A third shortcoming of the device disclosed in Stefanchik is the ease of removing the two needles from the implement after the stitches are made to join the two hollow organs together, and for drawing the two sutures through the two hollow organs to provide enough free length of suture for tying a knot to complete the anastomosis. For the device in Stefanchik, it is necessary to use a surgical grasping tool to grasp each needle, release it from the implement, and pull directly on the needle to draw suture through the two hollow organs. Since the needles are very small and partially obstructed by the implement, it may be difficult for the operator to easily grasp the needle in this manner, especially during an endoscopic surgical procedure. What is needed is a needle receiver for each needle within the element, so that at the end of the actuation of the device in Stefanchik, the needle receiver may be grasped easily by a surgical grasping tool and withdrawn from the implement of the device while pulling the suture attached to the needle to provide a sufficient length of suture for knot tying.
For the device in Stefanchik, it is necessary that the implement be temporarily attached to a bodily organ, such as the heart, during the operational sequence of the device and that the drive unit for driving the implement be handheld by an operator during the procedure.
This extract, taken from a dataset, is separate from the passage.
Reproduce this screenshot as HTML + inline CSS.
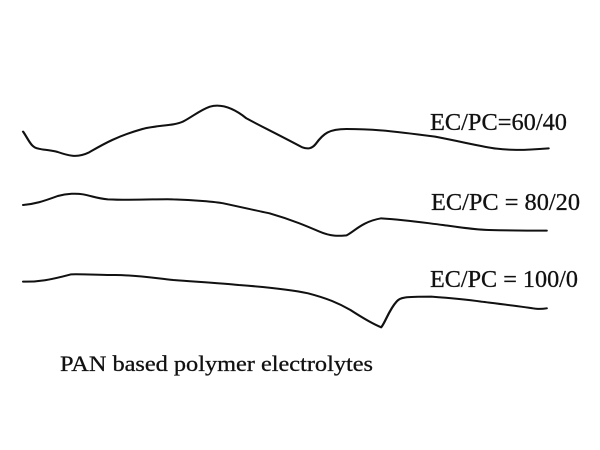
<!DOCTYPE html>
<html><head><meta charset="utf-8"><style>
html,body{margin:0;padding:0;background:#fff;}
svg{display:block;}
text{font-family:"Liberation Serif",serif;fill:#111;stroke:#111;stroke-width:0.3;}
</style></head><body>
<svg width="600" height="450" viewBox="0 0 600 450" xmlns="http://www.w3.org/2000/svg">
<g transform="translate(0,90) scale(0.385,0.3333)" fill="none" stroke="#111" stroke-width="6" stroke-linejoin="round" stroke-linecap="round">
<path d="M60,125 C75,150 80,172 100,176 C115,180 130,180 150,186 C175,196 200,205 230,188 C265,165 300,140 370,117 C410,105 450,108 475,95 C500,80 520,60 545,50 C570,42 600,48 640,85 C680,110 720,132 785,172 C800,178 810,176 820,162 C840,130 855,117 900,117 C960,117 1000,120 1130,140 C1210,158 1260,172 1290,176 C1320,180 1350,182 1425,175"/>
<path d="M60,345 C90,342 110,335 150,318 C175,310 200,310 215,313 C240,318 250,325 280,328 C350,332 420,326 450,328 C500,330 560,335 580,340 C640,355 690,368 700,370 C760,390 800,410 830,425 C860,440 880,438 900,436 C920,425 940,395 990,385 C1060,390 1100,398 1150,405 C1200,413 1240,420 1270,420 C1340,422 1380,422 1420,422"/>
<path d="M60,575 C100,576 130,570 185,553 C230,552 260,556 300,555 C360,556 400,564 450,570 C520,576 580,580 620,585 C700,592 760,600 800,610 C850,625 880,640 910,660 C950,690 975,705 990,712 C1000,700 1010,660 1030,635 C1040,622 1050,620 1120,620 C1180,625 1220,630 1250,635 C1320,645 1370,652 1390,656 C1405,658 1415,656 1420,655"/>
</g>
<text x="430" y="130" font-size="24" textLength="137" lengthAdjust="spacingAndGlyphs">EC/PC=60/40</text>
<text x="431" y="210" font-size="24" textLength="149" lengthAdjust="spacingAndGlyphs">EC/PC = 80/20</text>
<text x="430" y="287" font-size="24" textLength="148" lengthAdjust="spacingAndGlyphs">EC/PC = 100/0</text>
<text x="60" y="371" font-size="22" textLength="313" lengthAdjust="spacingAndGlyphs">PAN based polymer electrolytes</text>
</svg>
</body></html>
Another desirable refinement to the device in Stefanchik would be to use a commercially available, sheathed cable particularly adapted for transmitting rotational and translational force from a drive unit to the implement of the device. By using a commercially available, sheathed cable, the cost to manufacture the surgical device could be reduced. Improving efficiency of force transfer would allow smoother and easier operation of the surgical device.
In accordance with the present invention, there is provided an anastomosis device for attaching a first hollow vessel to a second hollow vessel. The device includes a handle for holding the device, and a head assembly, attached to the handle, for holding the first and second hollow vessels adjacent to each other. The head assembly having a distal end, a proximal end and a longitudinal axis therebetween. The device further includes a needle guide disposed longitudinally along the head assembly adjacent to the vessels, and a helical needle, having a suture attached to a proximal end thereof, disposed within the head assembly at its proximal end. The device has an actuator on the handle for actuating a needle driver. The needle driver is coupled to the head and includes a flexible rotatable member operated by the actuator, for rotating and driving the needle distally along the needle guides and through the first and second hollow vessels. The rotatable member is made from an inner shaft, an intermediate coiled spring surrounding the shaft, and an outer wire mesh surrounding the coiled spring.